__EXERCISE OBJECTIVE__: Retype the lines beneath this one, from the first through the line containing "import * as". Pictures are left out.

__DATASET CONTENT__:
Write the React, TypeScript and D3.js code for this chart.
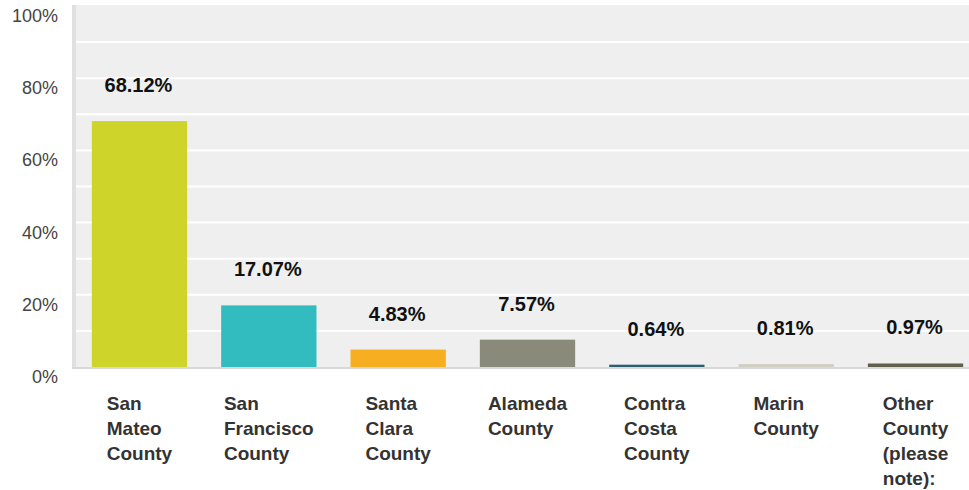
import React from "react";
import * as d3 from "d3";

const categories = [
  "San Mateo County",
  "San Francisco County",
  "Santa Clara County",
  "Alameda County",
  "Contra Costa County",
  "Marin County",
  "Other County (please note):",
];
const values = [68.12, 17.07, 4.83, 7.57, 0.64, 0.81, 0.97];
const colors = ["#CFD42A", "#33BCBF", "#F7AF21", "#898A79", "#2A5F70", "#D0CFC2", "#615F4E"];
const yTicks = [0, 20, 40, 60, 80, 100];
const gridTicks = [10, 20, 30, 40, 50, 60, 70, 80, 90];
const labelLines = [
  ["San", "Mateo", "County"],
  ["San", "Francisco", "County"],
  ["Santa", "Clara", "County"],
  ["Alameda", "County"],
  ["Contra", "Costa", "County"],
  ["Marin", "County"],
  ["Other", "County", "(please", "note):"],
];

const FONT = "'Liberation Sans', Arial, Helvetica, sans-serif";

let ctx: CanvasRenderingContext2D | null = null;
function measure(text: string, font: string): number {
  if (!ctx) {
    const c = document.createElement("canvas");
    ctx = c.getContext("2d");
  }
  if (!ctx) return text.length * 10;
  ctx.font = font;
  return ctx.measureText(text).width;
}

export default function App() {
  const W = 969;
  const H = 490;
  const plotLeft = 76;
  const plotRight = 969;
  const y = d3.scaleLinear().domain([0, 100]).range([367, 6]);
  const x = d3
    .scaleBand<string>()
    .domain(categories)
    .range([75, 980])
    .paddingInner(0.263)
    .paddingOuter(0.13);

  return (
    <svg
      width={W}
      height={H}
      style={{ position: "absolute", left: 0, top: 0, background: "#fff" }}
      fontFamily={FONT}
    >
      <rect x={plotLeft} y={y(100) - 1} width={plotRight - plotLeft} height={y(0) - y(100) + 1} fill="#EFEFEF" />
      {gridTicks.map((t) => (
        <line key={t} x1={plotLeft} x2={plotRight} y1={y(t)} y2={y(t)} stroke="#fff" strokeWidth={2} />
      ))}
      <rect x={72} y={y(100) - 1} width={4} height={y(0) - y(100) + 2} fill="#E0E0E0" />
      <rect x={72} y={y(0)} width={plotRight - 72} height={2} fill="#D8D8D8" />
      {yTicks.map((t) => (
        <text
          key={t}
          x={58}
          y={y(t) + 16}
          textAnchor="end"
          fontSize={18}
          fill="#444"
        >
          {t}%
        </text>
      ))}
      {categories.map((c, i) => {
        const bx = x(c) as number;
        const bw = x.bandwidth();
        const top = y(values[i]);
        return (
          <g key={c}>
            <rect x={bx} y={top} width={bw} height={y(0) - top} fill={colors[i]} />
            <text
              x={bx + bw / 2 - 1}
              y={top - 29}
              textAnchor="middle"
              fontSize={20}
              fontWeight="bold"
              fill="#111"
            >
              {values[i].toFixed(2)}%
            </text>
          </g>
        );
      })}
      {categories.map((c, i) => {
        const bx = x(c) as number;
        const bw = x.bandwidth();
        const font = `bold 19px ${FONT}`;
        const maxW = d3.max(labelLines[i], (l) => measure(l, font)) || 0;
        const lx = bx + (bw - maxW) / 2;
        return (
          <text key={c} x={lx} y={410} fontSize={19} fontWeight="bold" fill="#333">
            {labelLines[i].map((l, j) => (
              <tspan key={j} x={lx} y={410 + j * 25}>
                {l}
              </tspan>
            ))}
          </text>
        );
      })}
    </svg>
  );
}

__SOLUTION FOR THIS TASK__:
Write the React, TypeScript and D3.js code for this chart.
import React from "react";
import * as d3 from "d3";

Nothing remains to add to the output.